Das harte Leben auf der Straße und die Alkoholkrankheit bringt viele Obdachlose früh an den Rand des Todes. Manchmal verhilft das rechte Angebot zum rechten Zeitpunkt zu einem neuen Leben, berichtet Petra Eger.

Ich kenne einige unserer BewohnerInnen von früher, als sie auf der Straße waren, von meinem vorigen Arbeitsplatz in einem Tageszentrum für Obdachlose. Das ist nicht lustig mit anzusehen. Die Härte und das Elend der Straße. Viele sind körperlich versehrt. Zum Teil faulen die Beine weg. Wenn ich mich da an manche Männer zurück erinnere, kann ich kaum glauben, wie sie jetzt hier wohnen. Das hätte ich nie vermutet. Dass Menschen nach so langer Zeit auf der Straße noch einmal ein ganz anderes Leben führen können. Dass sie trocken und von ihrem Äußeren her total unauffällig sind, eine Wohnung in Schuss halten und Freundschaften pflegen.

Herr B. ist so einer. Er kommt aus der Steiermark. Er war sehr unangenehm, wenn er betrunken war. Und ich kannte ihn eigentlich nur betrunken. Bis zur Bewusstlosigkeit hat er sich besoffen. Er kannte überhaupt keine Grenze. Eines Tages hatte er einen schweren Unfall. Volltrunken ist er von einer Mauer herunter gefallen. Dann war er längere Zeit im Spital und danach ist er hier eingezogen. Durch den Unfall kann er seine rechte Hand kaum mehr bewegen. Aber das merkt man ihm kaum an.

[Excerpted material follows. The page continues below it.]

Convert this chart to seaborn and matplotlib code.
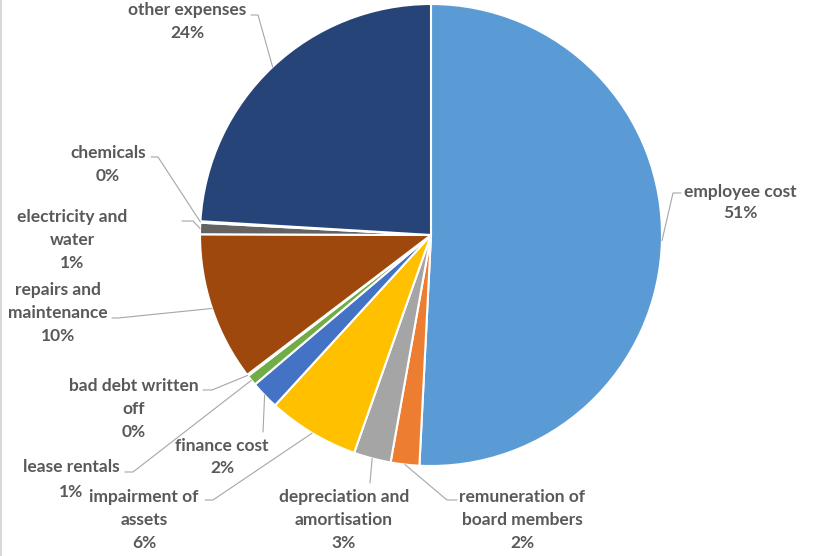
import matplotlib
matplotlib.use("Agg")
import matplotlib.pyplot as plt
from matplotlib.lines import Line2D
import seaborn as sns
import numpy as np

# Expense breakdown (share of total, %)
categories = [
    "employee cost", "remuneration of board members", "depreciation and amortisation",
    "impairment of assets", "finance cost", "lease rentals", "bad debt written off",
    "repairs and maintenance", "electricity and water", "chemicals", "other expenses",
]
shares = [50.8, 2.0, 2.6, 6.4, 2.0, 0.75, 0.1, 10.4, 0.8, 0.1, 24.05]
label_lines = [
    ["employee cost"], ["remuneration of", "board members"], ["depreciation and", "amortisation"],
    ["impairment of", "assets"], ["finance cost"], ["lease rentals"], ["bad debt written", "off"],
    ["repairs and", "maintenance"], ["electricity and", "water"], ["chemicals"], ["other expenses"],
]
colors = ["#5B9BD5", "#ED7D31", "#A5A5A5", "#FFC000", "#4472C4", "#70AD47",
          "#255E91", "#9E480E", "#636363", "#997300", "#264478"]

# Label layout in pixel units (x, y measured from the top-left corner)
text_x = [740, 522, 344, 144, 222, 71, 134, 58, 72, 108, 187]
text_y = [192, 497, 497, 497, 446, 467, 386, 290, 217, 153, 10]
line_step = [21, 23, 23, 23, 22, 25, 23, 23, 23, 23, 23]
leader_path = [
    [(673, 193), (681, 193)],
    [(447, 500), (457, 500)],
    [(370, 483)],
    [(213, 500), (205, 500)],
    [(263, 432)],
    [(133, 472), (125, 472)],
    [(212, 390), (203, 390)],
    [(118, 318), (112, 318)],
    [(193, 221), (182, 221)],
    [(158, 157), (151, 157)],
    [(258, 15), (251, 15)],
]

W, H = 816, 556
CX, CY, R = 431, 235, 231

sns.set_theme(style="white")
plt.rcParams["font.family"] = ["Lato", "DejaVu Sans"]

fig = plt.figure(figsize=(W / 100, H / 100), dpi=100)
ax = fig.add_axes([0, 0, 1, 1])

palette = sns.color_palette(colors)
wedges, _ = ax.pie(
    shares, colors=palette, startangle=90, counterclock=False,
    center=(CX, H - CY), radius=R,
    wedgeprops=dict(edgecolor="white", linewidth=1.5),
)
ax.set_xlim(0, W)
ax.set_ylim(0, H)
ax.set_aspect("equal")
ax.axis("off")

txt_color = "#595959"
lead_color = "#A6A6A6"
for w, v, lines, tx, ty, step, path in zip(
        wedges, shares, label_lines, text_x, text_y, line_step, leader_path):
    mid = np.deg2rad((w.theta1 + w.theta2) / 2)
    ax_pt = (CX + R * np.cos(mid), H - CY + R * np.sin(mid))
    xs = [ax_pt[0]] + [p[0] for p in path]
    ys = [ax_pt[1]] + [H - p[1] for p in path]
    ax.plot(xs, ys, color=lead_color, lw=0.8, clip_on=False, zorder=1)
    rows = lines + [f"{round(v):.0f}%"]
    for i, row in enumerate(rows):
        ax.text(tx, H - (ty + i * step), row, ha="center", va="center",
                fontsize=12.5, fontweight="bold", color=txt_color)

# thin frame edge on the left
fig.add_artist(Line2D([0.0015, 0.0015], [0, 1], transform=fig.transFigure,
                      color="#D9D9D9", lw=1.5))

fig.savefig("out.png", dpi=100)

Jetzt ist er trocken, hat eine der schönsten Wohnungen - wenn nicht die schönste. Er selbst kommt daher, wie aus dem Ei gepellt. Für andere Obdachlose hat er sich zu einer kleinen Mutter Teresa entwickelt. Andere Obdachlose, viele Leute, die ich auch von früher kenne, kommen ihn besuchen. In seiner Wohnung darf kein Alkohol konsumiert werden, das mag er überhaupt nicht. Er schaut auch drauf, dass seine Kollegen duschen können und etwas zu essen kriegen. Vor ein paar Jahren hätte ich mir nicht gedacht, dass er so lange überleben kann. Geschweige denn, dass er sich zu so einem fürsorglichen Menschen entwickeln wird.

Wie es zu diesem Lebenswandel kam? Gesundheitlich hatte er wohl nicht mehr rasend viel Spielraum. Die Angst vor dem Tod ist bei vielen da. Irgendwann spielt irgendein Organ nicht mehr mit und dann überlegen sie natürlich, wie es weiter gehen soll. Plötzlich hängt das Leben an einem seidenen Faden. Wenn dann die richtigen Angebote verfügbar sind, kann manch einer noch ein zweites Leben leben.